The `data` object also provides utility functions for use of inferring basic properties. For instance, we can infer whether there exist isolated nodes on the graph (i.e. no edges on any nodes), whether or not the graph contains self-lops or whether the graph is undirected.

### Edge Index
We can now print the edge_index of our graph using:

In [None]:
from IPython.display import Javascript  # Restrict height of output cell.
display(Javascript('''google.colab.output.setIframeHeight(0, true, {maxHeight: 300})'''))

edge_index = data.edge_index
print(edge_index.t())

The edge_index helps us to better understand how PyG represents graphs internally. Here, edge_index holds tuples of two node indices where the first value describes node index of the soruce code and teh second value describes the node index of the destination node of an edge. We call this format coo format (COO format) which commonly represents sparse matrices. Instead of holding the adjacency information in a dense representation $\mathbf{A} \in \{ 0, 1 \}^{|\mathcal{V}| \times |\mathcal{V}|}$, PyG represents graphs sparsely, which refers to only holding the coordinates/values for which entries in $\mathbf{A}$ are non-zero.

In [None]:
from torch_geometric.utils import to_networkx

G = to_networkx(data, to_undirected=True)
visualize_graph(G, color=data.y)

### Implementing Graph Neural Networks

Now that we've covered a bit about PyG, we can go into implementing a very simple Graph Neural Network

For this, we'll be using the most simple GNN operators, **GCN layers** which is defined as

$$
\mathbf{x}_v^{(\ell + 1)} = \mathbf{W}^{(\ell + 1)} \sum_{w \in \mathcal{N}(v) \, \cup \, \{ v \}} \frac{1}{c_{w,v}} \cdot \mathbf{x}_w^{(\ell)}
$$

where $\mathbf{W}^{(\ell + 1)}$ denotes a trainable weight matrix of shape `[num_output_features, num_input_features]` and $c_{w,v}$ refers to a fixed normalization coefficient for each edge.

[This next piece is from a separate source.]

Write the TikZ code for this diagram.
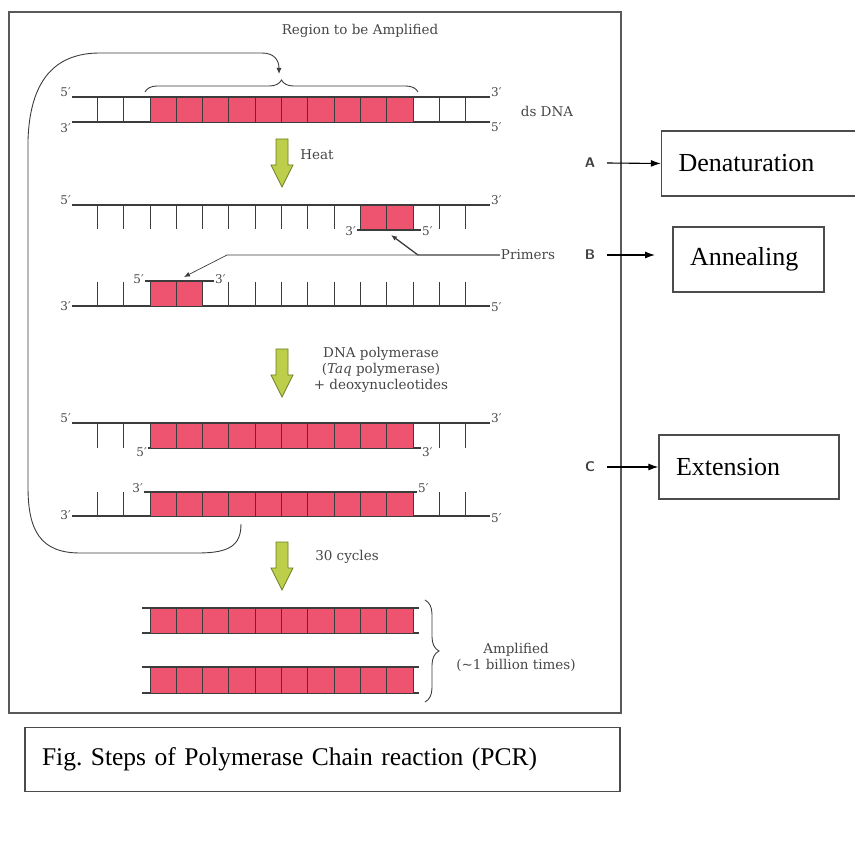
\documentclass[tikz,border=0pt]{standalone}
\usepackage{fontspec}
\newfontfamily\figfont{DejaVu Serif}
\newfontfamily\boxfont{Liberation Serif}
\usetikzlibrary{arrows.meta,decorations.pathreplacing}

\definecolor{pcrred}{RGB}{238,84,112}
\definecolor{pcrgreen}{RGB}{188,206,74}
\definecolor{pcrolive}{RGB}{110,126,36}
\definecolor{strandgray}{RGB}{60,60,60}
\definecolor{labelgray}{RGB}{70,70,70}

% Gruener Pfeil nach unten, #1 = x, #2 = y oben.
\newcommand{\pcrarrow}[2]{%
  \draw[greenarrow] (#1-6,#2) -- (#1+6,#2) -- (#1+6,#2+26) -- (#1+11,#2+26)
    -- (#1,#2+48) -- (#1-11,#2+26) -- (#1-6,#2+26) -- cycle;}

\begin{document}
\begin{tikzpicture}[x=1pt,y=-1pt]
  \useasboundingbox (0,0) rectangle (855,842);
  \clip (0,0) rectangle (855,842);

  \tikzstyle{strand}=[color=strandgray, line width=1.1pt]
  \tikzstyle{rung}=[color=strandgray, line width=1pt]
  \tikzstyle{cell}=[draw=strandgray, line width=0.9pt, fill=pcrred]
  \tikzstyle{greenarrow}=[draw=pcrolive, line width=0.8pt, fill=pcrgreen]
  \tikzstyle{lbl}=[font=\figfont\fontsize{13.5}{16}\selectfont, text=labelgray, inner sep=1pt]
  \tikzstyle{end}=[font=\figfont\fontsize{12}{14}\selectfont, text=labelgray, inner sep=1pt]
  \tikzstyle{tag}=[font=\sffamily\bfseries\fontsize{14}{16}\selectfont, text=black!75]
  \tikzstyle{stepbox}=[draw=black!70, line width=1.3pt, minimum height=65, inner xsep=17,
    align=left, font=\boxfont\fontsize{26}{30}\selectfont]
  \tikzstyle{tagarrow}=[line width=1.1pt, -{Latex[length=10pt,width=7pt]}]

  % Rahmen.
  \draw[color=black!65, line width=2pt] (9,12) rectangle (621,713);
  \node[stepbox, minimum height=64, text width=561, font=\boxfont\fontsize{25.5}{30}\selectfont]
    (caption) at (322.5,759.5) {Fig.\ Steps of Polymerase Chain reaction (PCR)};

  % Region.
  \node[lbl] (region) at (360,31) {Region to be Amplified};
  \draw[line width=0.9pt, color=strandgray, decorate, decoration={brace, amplitude=12pt}]
    (145,92) -- (418,92);

  % Zyklus.
  \draw[line width=0.9pt, color=strandgray, -{Latex[length=6pt,width=5pt]}]
    (241,524) .. controls (241,545) and (230,553) .. (198,553) -- (80,553)
    .. controls (40,553) and (28,530) .. (28,487) -- (28,140)
    .. controls (30,80) and (55,53) .. (100,53) -- (262,53)
    .. controls (274,53) and (279,60) .. (279,74);

  % ds DNA.
  \draw[strand] (72,97) -- (490,97);
  \draw[strand] (72,122) -- (490,122);
  \foreach \k in {-2,-1,11,12} \draw[rung] (150+\k*26.3,97) -- ++(0,25);
  \foreach \k in {0,...,9} \draw[cell] (150+\k*26.3,97) rectangle ++(26.3,25);
  \node[end, anchor=south east] (a5) at (72,98) {5′};
  \node[end, anchor=north east] (a3) at (72,122) {3′};
  \node[end, anchor=south west] (b3) at (490,98) {3′};
  \node[end, anchor=north west] (b5) at (490,122) {5′};
  \node[lbl] (dsdna) at (547,111) {ds DNA};

  % Heat.
  \pcrarrow{282}{139}
  \node[lbl] (heat) at (317,155) {Heat};

  % Einzelstrang oben mit Primer.
  \draw[strand] (72,205) -- (490,205);
  \foreach \k in {-2,...,7,11,12} \draw[rung] (150+\k*26.3,205) -- ++(0,24);
  \foreach \k in {8,9} \draw[cell] (150+\k*26.3,205) rectangle ++(26.3,25);
  \draw[strand] (357,230) -- (421,230);
  \node[end, anchor=south east] (c5) at (72,206) {5′};
  \node[end, anchor=south west] (c3) at (490,206) {3′};
  \node[end, anchor=east] (p3) at (357,231) {3′};
  \node[end, anchor=west] (p5) at (421,231) {5′};

  % Primers.
  \node[lbl] (primers) at (528,255) {Primers};
  \coordinate (split) at (418,255);
  \coordinate (knee) at (227,255);
  \coordinate (primerup) at (391,235);
  \coordinate (primerlow) at (184,277);
  \draw[color=strandgray, line width=1.3pt, -{Latex[length=6pt,width=5pt]}]
    (primers.west) -- (split) -- (primerup);
  \draw[color=strandgray, line width=0.7pt, -{Latex[length=6pt,width=5pt]}]
    (split) -- (knee) -- (primerlow);

  % Einzelstrang unten mit Primer.
  \draw[strand] (72,306) -- (490,306);
  \foreach \k in {-2,-1,3,4,5,6,7,8,9,10,11,12} \draw[rung] (150+\k*26.3,306) -- ++(0,-24);
  \foreach \k in {0,1} \draw[cell] (150+\k*26.3,306) rectangle ++(26.3,-25);
  \draw[strand] (145,281) -- (214,281);
  \node[end, anchor=east] (q5) at (145,279) {5′};
  \node[end, anchor=west] (q3) at (214,279) {3′};
  \node[end, anchor=east] (d3) at (72,306) {3′};
  \node[end, anchor=west] (d5) at (490,307) {5′};

  % Polymerase.
  \pcrarrow{282}{349}
  \node[lbl, align=center] (taq) at (381,370)
    {DNA polymerase\\({\itshape Taq} polymerase)\\+ deoxynucleotides};

  % Verlaengerung oben.
  \draw[strand] (72,423) -- (490,423);
  \draw[strand] (148,448) -- (421,448);
  \foreach \k in {-2,-1,11,12} \draw[rung] (150+\k*26.3,423) -- ++(0,25);
  \foreach \k in {0,...,9} \draw[cell] (150+\k*26.3,423) rectangle ++(26.3,25);
  \node[end, anchor=south east] (e5) at (72,424) {5′};
  \node[end, anchor=south west] (e3) at (490,424) {3′};
  \node[end, anchor=north east] (f5) at (148,447) {5′};
  \node[end, anchor=north west] (f3) at (421,446) {3′};

  % Verlaengerung unten.
  \draw[strand] (144,492) -- (417,492);
  \draw[strand] (72,516) -- (490,516);
  \foreach \k in {-2,-1,11,12} \draw[rung] (150+\k*26.3,516) -- ++(0,-24);
  \foreach \k in {0,...,9} \draw[cell] (150+\k*26.3,492) rectangle ++(26.3,24);
  \node[end, anchor=south east] (g3) at (144,494) {3′};
  \node[end, anchor=south west] (g5) at (417,494) {5′};
  \node[end, anchor=east] (h3) at (72,515) {3′};
  \node[end, anchor=west] (h5) at (490,518) {5′};

  % 30 Zyklen.
  \pcrarrow{282}{542}
  \node[lbl] (cycles) at (347,557) {30 cycles};

  % Amplifiziert.
  \draw[strand] (142,608) -- (419,608);
  \draw[strand] (142,633) -- (419,633);
  \draw[strand] (142,667) -- (419,667);
  \draw[strand] (142,693) -- (419,693);
  \foreach \k in {0,...,9} \draw[cell] (150+\k*26.3,608) rectangle ++(26.3,25);
  \foreach \k in {0,...,9} \draw[cell] (150+\k*26.3,667) rectangle ++(26.3,26);
  \draw[line width=0.9pt, color=strandgray, decorate, decoration={brace, amplitude=14pt}]
    (425,600) -- (425,702);
  \node[lbl, align=center] (amplified) at (516,657) {Amplified\\(\textasciitilde1 billion times)};

  % Schritte.
  \node[tag] (A) at (590,163) {A};
  \node[tag] (B) at (590,255) {B};
  \node[tag] (C) at (590,467) {C};
  \node[stepbox, text width=195] (denat) at (776,163.5) {Denaturation};
  \node[stepbox, text width=117] (anneal) at (748.5,259.5) {Annealing};
  \node[stepbox, minimum height=64, text width=146] (ext) at (749,467) {Extension};
  \coordinate (btip) at (655,255);
  \draw[tagarrow] (607,163) -- (denat.west);
  \draw[tagarrow] (607,255) -- (btip);
  \draw[tagarrow] (607,467) -- (ext.west);
\end{tikzpicture}
\end{document}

In PyG, we can implement this using GCNConv which we can use and execute by passing down in the node feature representation `x` and the COO graph connectivity representation `edge_index`.

In [None]:
import torch
from torch.nn import Linear
from torch_geometric.nn import GCNConv


class GCN(torch.nn.Module):
    def __init__(self):
        super().__init__()
        torch.manual_seed(1234)
        self.conv1 = GCNConv(dataset.num_features, 4)
        self.conv2 = GCNConv(4, 4)
        self.conv3 = GCNConv(4, 2)
        self.classifier = Linear(2, dataset.num_classes)

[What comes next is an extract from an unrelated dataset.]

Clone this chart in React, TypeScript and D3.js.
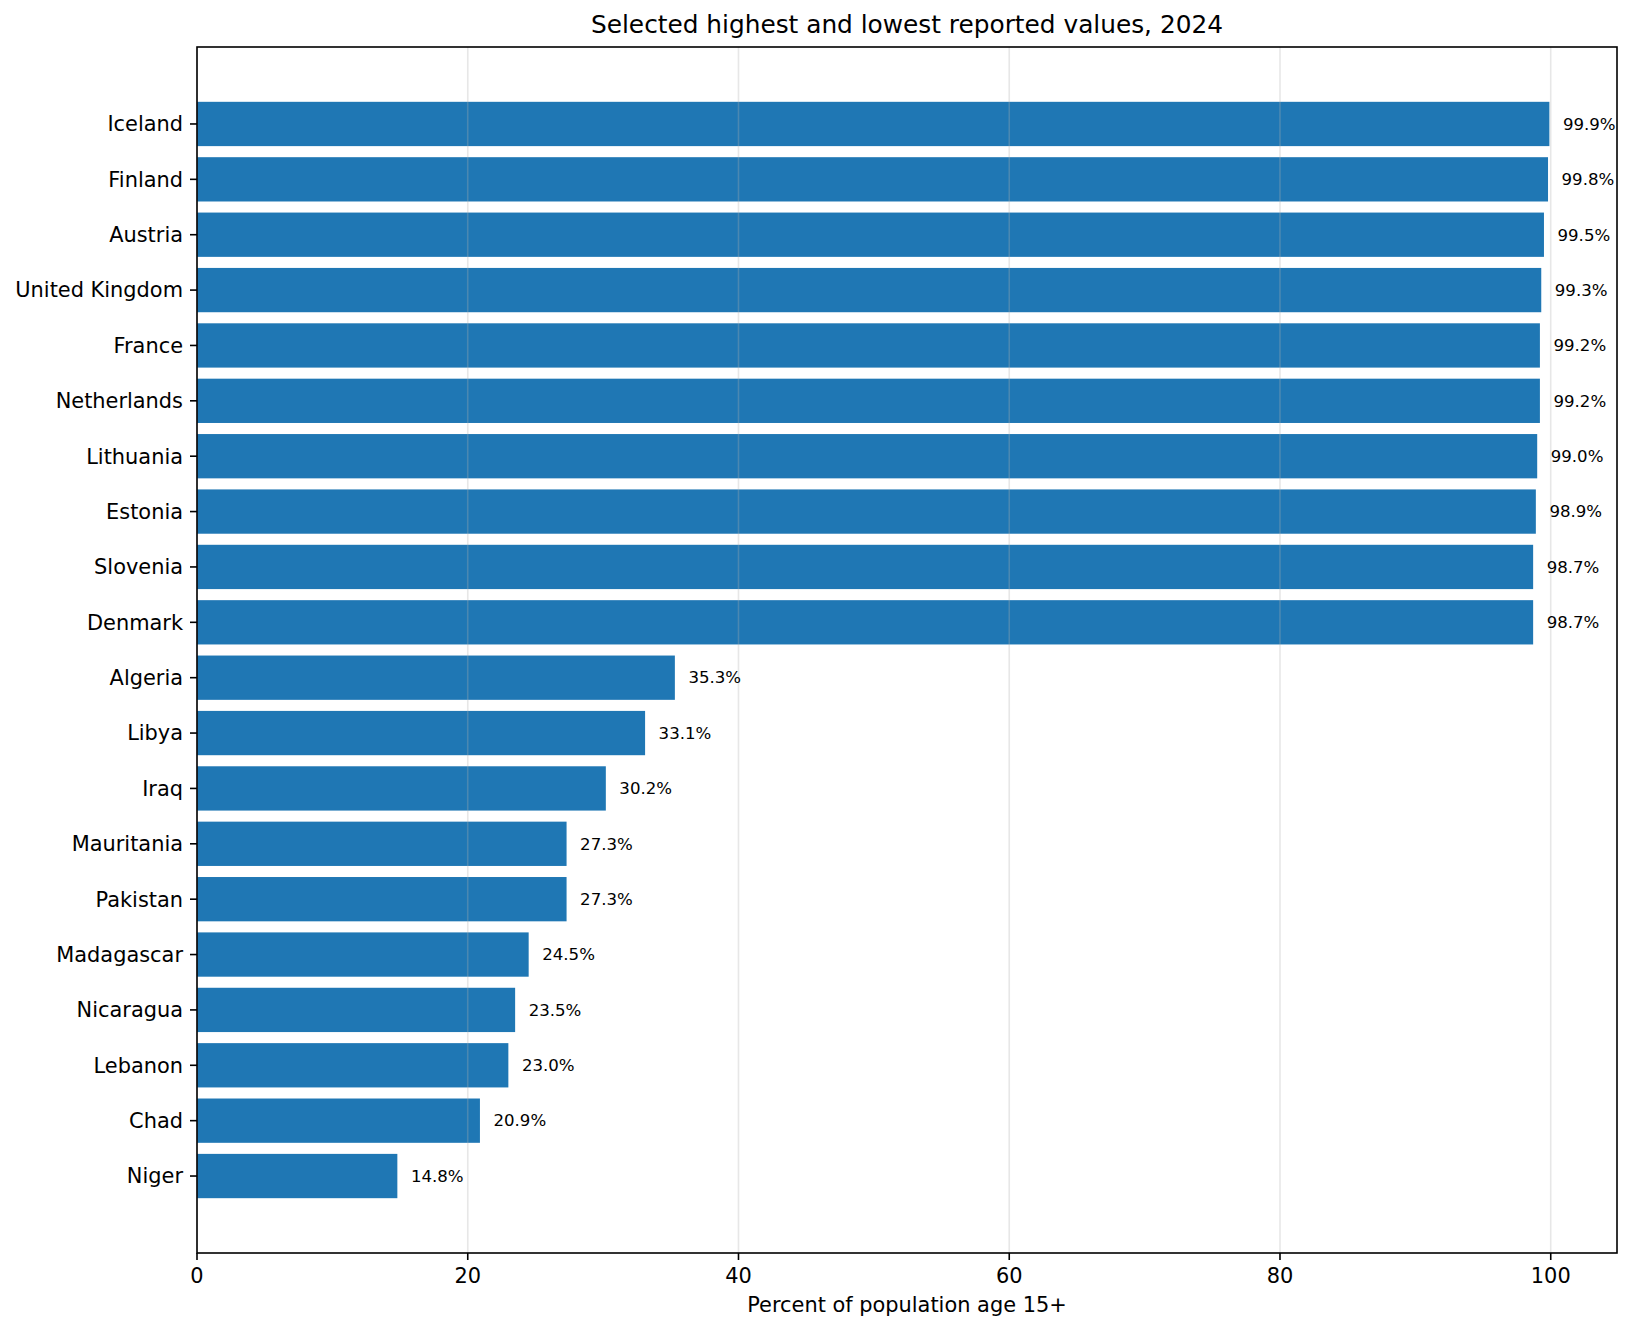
import React from 'react'
import * as d3 from 'd3'

const countries = [
  'Iceland', 'Finland', 'Austria', 'United Kingdom', 'France', 'Netherlands',
  'Lithuania', 'Estonia', 'Slovenia', 'Denmark', 'Algeria', 'Libya', 'Iraq',
  'Mauritania', 'Pakistan', 'Madagascar', 'Nicaragua', 'Lebanon', 'Chad', 'Niger'
]
const values = [
  99.9, 99.8, 99.5, 99.3, 99.2, 99.2, 99.0, 98.9, 98.7, 98.7,
  35.3, 33.1, 30.2, 27.3, 27.3, 24.5, 23.5, 23.0, 20.9, 14.8
]
const xTicks = [0, 20, 40, 60, 80, 100]

const title = 'Selected highest and lowest reported values, 2024'
const xLabel = 'Percent of population age 15+'

const W = 1632
const H = 1331
const margin = { top: 47, right: 15, bottom: 78, left: 197 }
const FONT = '"DejaVu Sans", sans-serif'

const App: React.FC = () => {
  const innerW = W - margin.left - margin.right
  const innerH = H - margin.top - margin.bottom
  const n = countries.length
  const barH = 0.8

  // matplotlib-like 5% margins
  const xMax = (d3.max(values) ?? 100) * 1.05
  const x = d3.scaleLinear().domain([0, xMax]).range([0, innerW])
  const lo = -barH / 2
  const hi = n - 1 + barH / 2
  const pad = (hi - lo) * 0.05
  const y = d3.scaleLinear().domain([lo - pad, hi + pad]).range([0, innerH])
  const bh = y(barH) - y(0)

  return (
    <svg width={W} height={H} style={{ position: 'absolute', left: 0, top: 0, background: '#fff' }}
      fontFamily={FONT}>
      <rect width={W} height={H} fill="#fff" />
      <text x={margin.left + innerW / 2} y={33} textAnchor="middle" fontSize={24.8} fill="#000">
        {title}
      </text>
      <g transform={`translate(${margin.left},${margin.top})`}>
        {/* Bars */}
        {values.map((v, i) => (
          <rect key={countries[i]} x={x(0)} y={y(i) - bh / 2} width={x(v) - x(0)} height={bh} fill="#1f77b4" />
        ))}
        {/* Grid over bars */}
        {xTicks.map(t => (
          <line key={'g' + t} x1={x(t)} x2={x(t)} y1={0} y2={innerH} stroke="#b0b0b0" strokeOpacity={0.3} strokeWidth={1.6} />
        ))}
        {/* Value labels */}
        {values.map((v, i) => (
          <text key={'l' + i} x={x(v + 1)} y={y(i)} dy="0.35em" fontSize={16.6} fill="#000">
            {`${v.toFixed(1)}%`}
          </text>
        ))}
        {/* Y ticks */}
        {countries.map((c, i) => (
          <g key={'y' + c} transform={`translate(0,${y(i)})`}>
            <line x1={-7} x2={0} stroke="#000" strokeWidth={1.6} />
            <text x={-14} dy="0.35em" textAnchor="end" fontSize={20.9} fill="#000">{c}</text>
          </g>
        ))}
        {/* X ticks */}
        {xTicks.map(t => (
          <g key={'x' + t} transform={`translate(${x(t)},${innerH})`}>
            <line y1={0} y2={7} stroke="#000" strokeWidth={1.6} />
            <text y={30} textAnchor="middle" fontSize={20.9} fill="#000">{t}</text>
          </g>
        ))}
        <rect x={0} y={0} width={innerW} height={innerH} fill="none" stroke="#000" strokeWidth={1.6} />
        <text x={innerW / 2} y={innerH + 59} textAnchor="middle" fontSize={20.9} fill="#000">{xLabel}</text>
      </g>
    </svg>
  )
}

export default App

    def forward(self, x, edge_index):
        h = self.conv1(x, edge_index)
        h = h.tanh()
        h = self.conv2(h, edge_index)
        h = h.tanh()
        h = self.conv3(h, edge_index)
        h = h.tanh()  # Final GNN embedding space.
        
        # Apply a final (linear) classifier.
        out = self.classifier(h)

        return out, h

model = GCN()
print(model)

In the code above, we define initialize all of the building blocks in the `__init__` section of the code and then define the computational flow in the `forward` function. We help the GCNConv layers reduce node feature dimensionality using tanh non-linearities with a final application of torch.nn.Linear that maps the nodes to 1 out of the 4 classes/communities. We return both the output of the final classifier as well as the final node embeddings produced by our GNN. We proceed to initialize our final model via `GCN()`, and printing our model produces a summary of all its used sub-modules.

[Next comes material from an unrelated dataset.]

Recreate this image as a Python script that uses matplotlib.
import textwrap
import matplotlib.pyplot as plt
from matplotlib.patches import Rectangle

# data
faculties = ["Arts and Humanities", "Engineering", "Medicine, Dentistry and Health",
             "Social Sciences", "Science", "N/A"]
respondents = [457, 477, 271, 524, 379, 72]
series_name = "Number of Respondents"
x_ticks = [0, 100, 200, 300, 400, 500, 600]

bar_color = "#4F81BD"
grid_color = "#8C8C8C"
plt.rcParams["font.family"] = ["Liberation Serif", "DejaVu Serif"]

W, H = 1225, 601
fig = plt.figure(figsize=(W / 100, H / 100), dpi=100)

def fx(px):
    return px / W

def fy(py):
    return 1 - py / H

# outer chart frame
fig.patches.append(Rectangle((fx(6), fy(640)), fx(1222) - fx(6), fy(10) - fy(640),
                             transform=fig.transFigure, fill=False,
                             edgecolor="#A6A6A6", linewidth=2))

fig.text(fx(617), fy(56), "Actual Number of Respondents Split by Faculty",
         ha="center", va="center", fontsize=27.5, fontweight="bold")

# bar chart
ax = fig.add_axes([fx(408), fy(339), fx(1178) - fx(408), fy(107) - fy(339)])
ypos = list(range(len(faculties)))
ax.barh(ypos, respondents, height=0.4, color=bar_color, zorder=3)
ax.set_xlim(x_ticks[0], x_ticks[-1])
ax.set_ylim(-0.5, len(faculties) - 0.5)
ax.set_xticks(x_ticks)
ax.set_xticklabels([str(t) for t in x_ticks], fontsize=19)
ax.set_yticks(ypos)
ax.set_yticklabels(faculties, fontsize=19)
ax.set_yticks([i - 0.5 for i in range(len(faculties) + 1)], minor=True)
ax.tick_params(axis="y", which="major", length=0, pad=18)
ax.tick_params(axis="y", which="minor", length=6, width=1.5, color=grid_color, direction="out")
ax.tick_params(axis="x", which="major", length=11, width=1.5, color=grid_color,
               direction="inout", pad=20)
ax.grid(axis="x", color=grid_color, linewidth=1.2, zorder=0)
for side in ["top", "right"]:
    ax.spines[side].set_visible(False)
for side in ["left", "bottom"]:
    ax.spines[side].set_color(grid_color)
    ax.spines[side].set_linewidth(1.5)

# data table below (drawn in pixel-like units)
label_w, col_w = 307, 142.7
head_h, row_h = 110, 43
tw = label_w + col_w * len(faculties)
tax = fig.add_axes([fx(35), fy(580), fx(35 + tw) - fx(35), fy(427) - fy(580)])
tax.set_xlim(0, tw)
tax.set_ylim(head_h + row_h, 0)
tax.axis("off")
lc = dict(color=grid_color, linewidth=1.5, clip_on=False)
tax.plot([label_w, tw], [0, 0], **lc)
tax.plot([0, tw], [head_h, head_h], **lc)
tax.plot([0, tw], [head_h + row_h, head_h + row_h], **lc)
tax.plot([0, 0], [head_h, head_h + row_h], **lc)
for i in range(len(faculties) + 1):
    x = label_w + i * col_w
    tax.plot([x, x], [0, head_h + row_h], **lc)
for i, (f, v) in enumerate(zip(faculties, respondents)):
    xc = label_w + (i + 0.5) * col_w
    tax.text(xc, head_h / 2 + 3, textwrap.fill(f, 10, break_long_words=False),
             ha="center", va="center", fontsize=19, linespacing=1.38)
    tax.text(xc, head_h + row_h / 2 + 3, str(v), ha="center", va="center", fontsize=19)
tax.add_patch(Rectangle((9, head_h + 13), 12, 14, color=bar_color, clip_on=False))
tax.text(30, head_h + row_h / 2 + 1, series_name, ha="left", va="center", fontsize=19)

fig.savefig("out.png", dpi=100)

### Embedding the Karate Club Network

Let's take a look at node embeddings produced by our GNN. We start off by passing features `x` and the graph connectivity information `edge_index` to the model, and visualize its 2-dimensional embedding.

In [None]:
model = GCN()

_, h = model(data.x, data.edge_index)
print(f'Embedding shape: {list(h.shape)}')

visualize_embedding(h, color=data.y)

### Training on the Karate Club Network
Since everything in the network is differentiable and parameterized, we can add some labels, train the model and observe how the embeddings react. We simply train against one node per class, but are allowed to make use of the complete input graph data.

We use CrossEntropyLoss here and we initialize Adam as the stochastic gradient optimizer. 

While we compute node embeddings for all nodes, we only use the training nodes for computing loss. This is implemented by filtering the output of the classifier `out` and ground-truth labels `data.y` to only contain the nodes in `train_mask`.

In [None]:
import time
from IPython.display import Javascript  # Restrict height of output cell.
display(Javascript('''google.colab.output.setIframeHeight(0, true, {maxHeight: 430})'''))

model = GCN()
criterion = torch.nn.CrossEntropyLoss()  # Define loss criterion.
optimizer = torch.optim.Adam(model.parameters(), lr=0.01)  # Define optimizer.

def train(data):
    optimizer.zero_grad()  # Clear gradients.
    out, h = model(data.x, data.edge_index)  # Perform a single forward pass.
    loss = criterion(out[data.train_mask], data.y[data.train_mask])  # Compute the loss solely based on the training nodes.
    loss.backward()  # Derive gradients.
    optimizer.step()  # Update parameters based on gradients.
    return loss, h

for epoch in range(401):
    loss, h = train(data)
    if epoch % 10 == 0:
        visualize_embedding(h, color=data.y, epoch=epoch, loss=loss)
        time.sleep(0.3)

We can see that our 3-layer GCn model manages to linearly separate the communities and classify most of the nodes correctly.